The Tunisian government held an emergency meeting Wednesday to address the social protests that began in Kasserine on Saturday and spread to other cities including capital Tunis, and several other regions.
Some 19 security forces have been reported injured in clashes with protestors, led by unemployed youth.
The cabinet meeting made a series of decisions to defuse the tension. These include the hiring of 5,000 unemployed part of various employment programs, the financing of 500 projects by the Tunisian Solidarity Bank for an amount of $2.6 million, and the creation of a national committee to investigate corruption cases reported in the governorate of Kasserine.
The cabinet also decided to transfer all collective lands in the region to private owners before late March, 2016, to create 9 construction sites for improving quality of roads and bridges, with a capital of $66,000 for the higher education graduates, and to earmark around $60 million for building 1,000 social housing units and developing 1,000 plots of land in 2016.
The cabinet adopted other measures to improve health services in the governorate.
Protesters are mainly demanding jobs as the country continues to have a high unemployment rate with figures reported to have jumped to 15.3% by the end of last year from 12% in 2010. Around 33% of the country’s unemployed are university graduates.
The cabinet emergency meeting took place without Prime Minister Habid Essid who is participating in Davos forum.
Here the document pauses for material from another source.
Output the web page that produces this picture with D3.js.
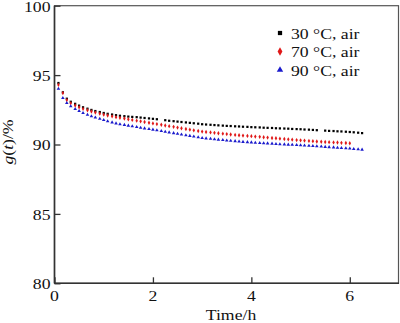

President Beji Caid Essebsi on an official trip to Australia said he condoned the protests which he argues are in line with the constitution but regretted media’s machinery trying to over blow them.
“Though legitimate, these protests must not be amplified,” he said at a joint press conference with Australia’s President Heinz Fischer.
Essebsi also indicated that his regime inherited “a difficult situation marked by a high unemployment rate, particularly among university graduates, the persistent problem of poverty in interior regions and regional inequalities.”